**WRITTEN REQUEST**
Starting at the first line of the listing below, retype each line up to and including the one that contains "import pandas as pd". Leave pictures out.

------------------------------------

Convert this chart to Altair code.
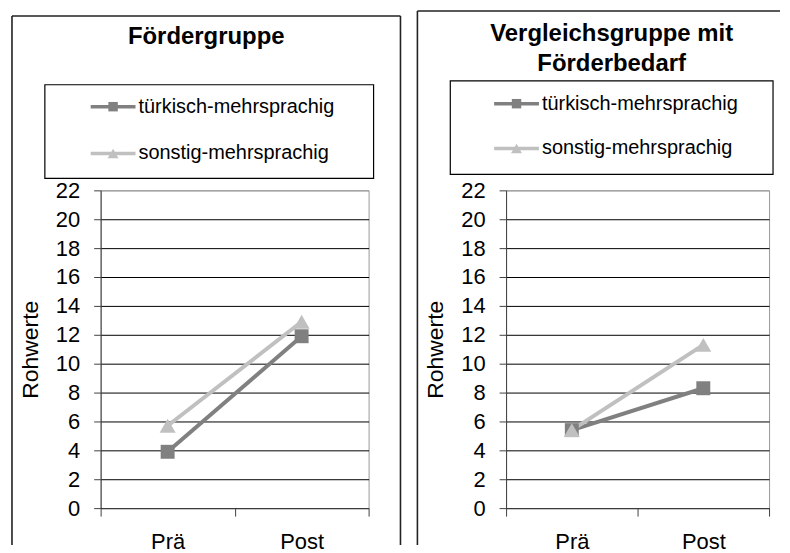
import altair as alt
import pandas as pd

# ---------------- data ----------------
categories = ["Prä", "Post"]
series_names = ["türkisch-mehrsprachig", "sonstig-mehrsprachig"]
left_tuerkisch = [3.9, 11.9]
left_sonstig = [5.7, 12.9]
right_tuerkisch = [5.4, 8.3]
right_sonstig = [5.4, 11.3]
panel_titles = ["Fördergruppe", "Vergleichsgruppe mit\nFörderbedarf"]
y_title = "Rohwerte"
y_ticks = list(range(0, 23, 2))
series_colors = ["#808080", "#c0c0c0"]
series_shapes = ["square", "triangle-up"]

FONT = "Liberation Sans"
AXIS_GRAY = "#404040"
BORDER = "#222222"


def make_df(t_vals, s_vals):
    rows = []
    for name, vals in zip(series_names, [t_vals, s_vals]):
        for i, (c, v) in enumerate(zip(categories, vals)):
            rows.append({"series": name, "cat": c, "pos": i + 0.5, "value": v})
    return pd.DataFrame(rows)


label_expr = " : ".join(
    [f"datum.value == {i} ? '{c}'" for i, c in enumerate(categories)]
) + " : ''"


def panel(df, title, W, H, g):
    n = len(categories)
    x = alt.X(
        "pos:Q",
        scale=alt.Scale(domain=[0, n], nice=False, zero=False),
        axis=alt.Axis(
            values=list(range(n + 1)),
            labelExpr=label_expr,
            labelOffset={"condition": {"test": f"datum.value >= {n}", "value": 0}, "value": W / (2 * n)},
            labelFlush=False,
            labelOverlap=False,
            grid=False,
            tickSize=8,
            tickColor=AXIS_GRAY,
            domainColor=AXIS_GRAY,
            labelFont=FONT,
            labelFontSize=22,
            labelColor="black",
            labelPadding=16,
            title=None,
        ),
    )
    y = alt.Y(
        "value:Q",
        scale=alt.Scale(domain=[0, 22], nice=False),
        axis=alt.Axis(
            values=y_ticks,
            grid=True,
            gridColor={"condition": {"test": "datum.value >= 22", "value": "#999999"}, "value": "black"},
            gridWidth=1,
            tickSize=7,
            tickColor=AXIS_GRAY,
            domainColor=AXIS_GRAY,
            labelFont=FONT,
            labelFontSize=22,
            labelColor="black",
            labelPadding=14,
            title=y_title,
            titleFont=FONT,
            titleFontSize=23,
            titleFontWeight="normal",
            titleColor="black",
            titlePadding=13,
        ),
    )
    color = alt.Color(
        "series:N", scale=alt.Scale(domain=series_names, range=series_colors), legend=None
    )
    base = alt.Chart(df)
    lines = base.mark_line(strokeWidth=4).encode(x=x, y=y, color=color)
    squares = (
        base.transform_filter(alt.datum.series == series_names[0])
        .mark_square(size=196, opacity=1)
        .encode(x=x, y=y, color=color)
    )
    triangles = (
        base.transform_filter(alt.datum.series == series_names[1])
        .mark_point(shape="triangle-up", filled=True, size=260, opacity=1)
        .encode(x=x, y=y, color=color)
    )

    one = alt.Data(values=[{"k": 0}])
    deco = []
    # panel border
    for (x1, y1, x2, y2) in g["border"]:
        deco.append(
            alt.Chart(one).mark_rule(color=BORDER, strokeWidth=1.6).encode(
                x=alt.value(x1), y=alt.value(y1), x2=alt.value(x2), y2=alt.value(y2)
            )
        )
    # legend box
    bx1, by1, bx2, by2 = g["legbox"]
    deco.append(
        alt.Chart(one).mark_rect(fillOpacity=0, stroke="black", strokeWidth=1.2).encode(
            x=alt.value(bx1), y=alt.value(by1), x2=alt.value(bx2), y2=alt.value(by2)
        )
    )
    # legend entries
    lx = g["legX"]
    for i, name in enumerate(series_names):
        ry = g["legY"] + i * g["legStep"]
        deco.append(
            alt.Chart(one).mark_rule(color=series_colors[i], strokeWidth=3.5).encode(
                x=alt.value(lx), x2=alt.value(lx + 45), y=alt.value(ry), y2=alt.value(ry)
            )
        )
        deco.append(
            alt.Chart(one).mark_point(
                shape=series_shapes[i], filled=True, opacity=1, color=series_colors[i],
                size=90 if i == 0 else 120,
            ).encode(x=alt.value(lx + 22.5), y=alt.value(ry))
        )
        deco.append(
            alt.Chart(one).mark_text(
                font=FONT, fontSize=20, align="left", baseline="middle", color="black"
            ).encode(x=alt.value(lx + 48), y=alt.value(ry), text=alt.value(name))
        )
    # panel title
    deco.append(
        alt.Chart(one).mark_text(
            font=FONT, fontSize=24, fontWeight="bold", align="center", baseline="middle",
            lineBreak="\n", lineHeight=30, color="black",
        ).encode(x=alt.value(g["titleX"]), y=alt.value(g["titleY"]), text=alt.value(title))
    )
    return alt.layer(lines, squares, triangles, *deco).properties(width=W, height=H)


left_geo = {
    "border": [(-89, -175, -89, 356), (-89, -175, 301, -175), (301, -175, 301, 356)],
    "legbox": (-56, -106, 274, -12),
    "legX": -10, "legY": -84, "legStep": 47,
    "titleX": 106, "titleY": -154,
}
right_geo = {
    "border": [(-89, -180, -89, 356), (-89, -180, 275, -180)],
    "legbox": (-56, -110, 268, -16),
    "legX": -12, "legY": -87, "legStep": 45,
    "titleX": 106, "titleY": -157,
}

left = panel(make_df(left_tuerkisch, left_sonstig), panel_titles[0], 269, 319, left_geo)
right = panel(make_df(right_tuerkisch, right_sonstig), panel_titles[1], 264, 319, right_geo)

chart = (
    alt.hconcat(left, right, spacing=138, bounds="flush")
    .resolve_scale(color="independent")
    .properties(padding={"left": 2, "top": 0, "right": 0, "bottom": 0}, background="white")
    .configure_view(stroke="#999999", strokeWidth=1)
)

chart.save("out.html", embed_options={"renderer": "svg", "actions": False})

------------------------------------

**ANSWER TO THIS TASK**
Convert this chart to Altair code.
import altair as alt
import pandas as pd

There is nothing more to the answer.